The decision was taken under then-president Dmitry Medvedev that Putin later viewed as a strategic mistake. The UN decision allowed for Nato forces to impose a no-fly order over Libya, but the US overstepped its mandate and flew sorties against rebel positions in decisive military operations that turned the tide of the war. It also put unmarked troops on the ground, similar to those deployed by Russia during the Crimea referendum, to support rebel forces.

Ragozin notes that Gaddafi’s killing, and the chaos that followed, “brought neither democracy nor prosperity” but “plunged the country into a civil war and fragmentation”, becoming, for Putin, “a clear demonstration of what might await him personally and Russia at large” if he tolerated Western-backed “democratisation”.

From the Kremlin’s perspective Operation Epic Fury is more of the same: nominally an effort to prevent the spread of nuclear weapons, but in practice yet another attempt by the US to expand its empire. The US imperial “America First” ambitions were laid out in explicit detail in the new National Security Strategy (NSS) released in December and confirmed by Secretary of State Marco Rubio’s “empire speech” at this year’s Munich Security Conference (MSC) speech in February.

For Putin the Libyan campaign was another red flag that has decisively shaped his foreign policy. The fears that Libya engendered were soon followed by the first mass of his reign in Moscow when 100,000 people took to the street in late 2011 to protest against the fixed Duma elections of that year and ended in violence.

Putin responded by decisively clamping down on the opposition ahead of his 2012 inauguration. It was a turning point that preceded Russia’s intervention in Ukraine’s upheaval in 2014, Russian Foreign Minister Sergei Lavrov’s “new rules of the game” speech in February 2021, and ultimately the full-scale invasion of Ukraine in 2022.

In this reading, Russia’s wars, the crackdown on the opposition and arrest of late opposition figure Alexei Navalny in 2021, are all cast as prevention against the kind of Westen interventions Iraq, Libya and Syria and that now Iran is facing. Many commentators have pointed out that Operation Epic Fury is completely illegal under international law, yet the US partners in Europe have gone along with it and Germany in particularly is actively supporting the operation. From Putin’s point of view, this is more of the maxim: “For my enemies, the law. For my friends, everything.”

In the short-term the Iranian war will bring Russia multiple benefits. Oil prices have already risen to over $80 per barrel as of the time of writing, and gas prices have doubled in just four days, bring the struggling Russian budget a badly needed windfall.

The US has also reportedly burnt through five-years of missiles in the first wave of attacks that will deplete supplies of arms available for Ukraine. In particular, the US stocks of Patriot missile ammo that Ukraine depends on has already been heavily depleted.

The bottom line is that from Putin’s perspective the Iranian war is not about making the world a safer place, but a blatant attempt by the US to destroy its enemies and install US-friend governments in adversarial countries.

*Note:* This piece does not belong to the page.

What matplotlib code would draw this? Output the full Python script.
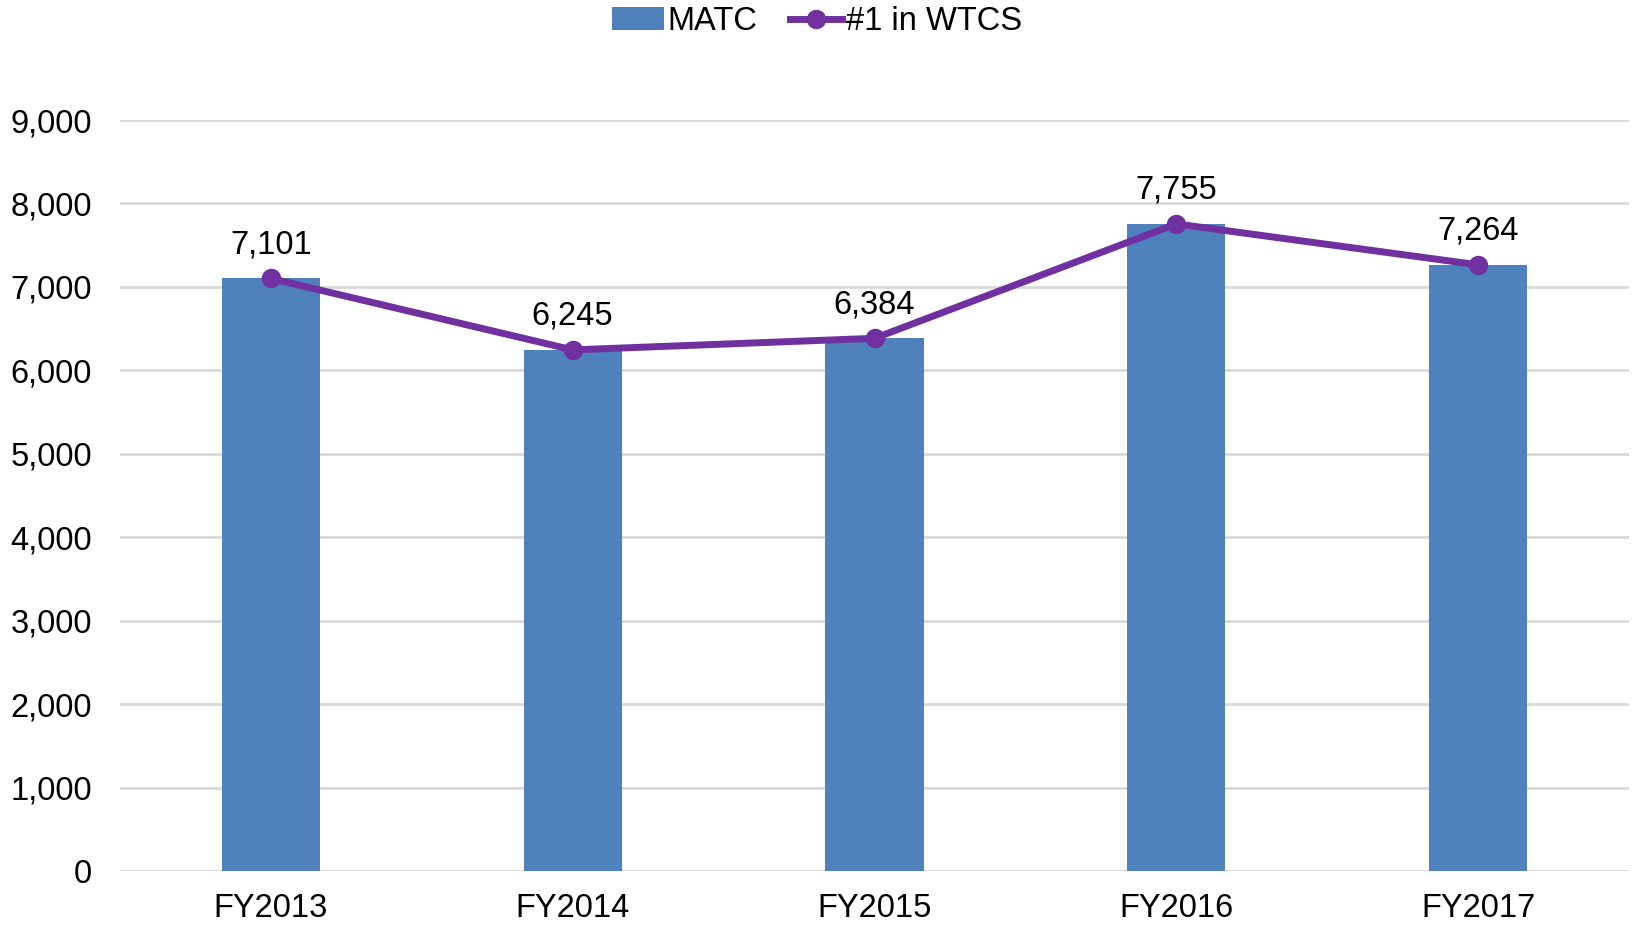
import matplotlib.pyplot as plt
import numpy as np
from matplotlib.ticker import FuncFormatter, MultipleLocator

plt.rcParams['font.family'] = ['Liberation Sans', 'DejaVu Sans']

# データ
years = ['FY2013', 'FY2014', 'FY2015', 'FY2016', 'FY2017']
matc = [7101, 6245, 6384, 7755, 7264]
wtcs_top = [7101, 6245, 6384, 7755, 7264]

fig = plt.figure(figsize=(16.34, 9.26), dpi=100)
ax = fig.add_axes([0.0734, 0.0594, 0.9236, 0.811])

x = np.arange(len(years))
bars = ax.bar(x, matc, 0.325, color='#4F81BD', label='MATC', zorder=2)
line, = ax.plot(x, wtcs_top, color='#7030A0', lw=5, marker='o', markersize=13,
                label='#1 in WTCS', zorder=3)

# 値ラベル
for xi, v in zip(x, wtcs_top):
    ax.annotate(f'{v:,}', (xi, v), xytext=(0, 13), textcoords='offset points',
                ha='center', va='bottom', fontsize=23.5)

ax.set_xlim(-0.5, 4.5)
ax.set_ylim(0, 9000)
ax.yaxis.set_major_locator(MultipleLocator(1000))
ax.yaxis.set_major_formatter(FuncFormatter(lambda v, _: f'{int(v):,}'))
ax.set_xticks(x)
ax.set_xticklabels(years)
ax.tick_params(axis='both', length=0, labelsize=23.5)
ax.tick_params(axis='y', pad=20)
ax.tick_params(axis='x', pad=16)
ax.grid(axis='y', color='#D9D9D9', lw=2, zorder=0)
ax.set_axisbelow(True)
for s in ax.spines.values():
    s.set_visible(False)

fig.legend([bars, line], ['MATC', '#1 in WTCS'], loc='upper center',
           bbox_to_anchor=(0.5, 1.025), ncol=2, frameon=False,
           fontsize=23.5, handlelength=1.6, handletextpad=0.1, columnspacing=1.0)

plt.savefig('out.png', dpi=100)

Moreover, given the Libyan outcome, this effort is unlikely to succeed and will probably plunge yet another Middle Eastern country into protracted chaos.

More generally, Isreal’s “preventative” attack on Iran, designed to prevent a war that it just started, will only accelerate, catalyse and strengthen the Global South’s efforts to build the China-led Global Emerging Markets Institutions (GEMIs), a global institutional framework that specifically excludes the Global North.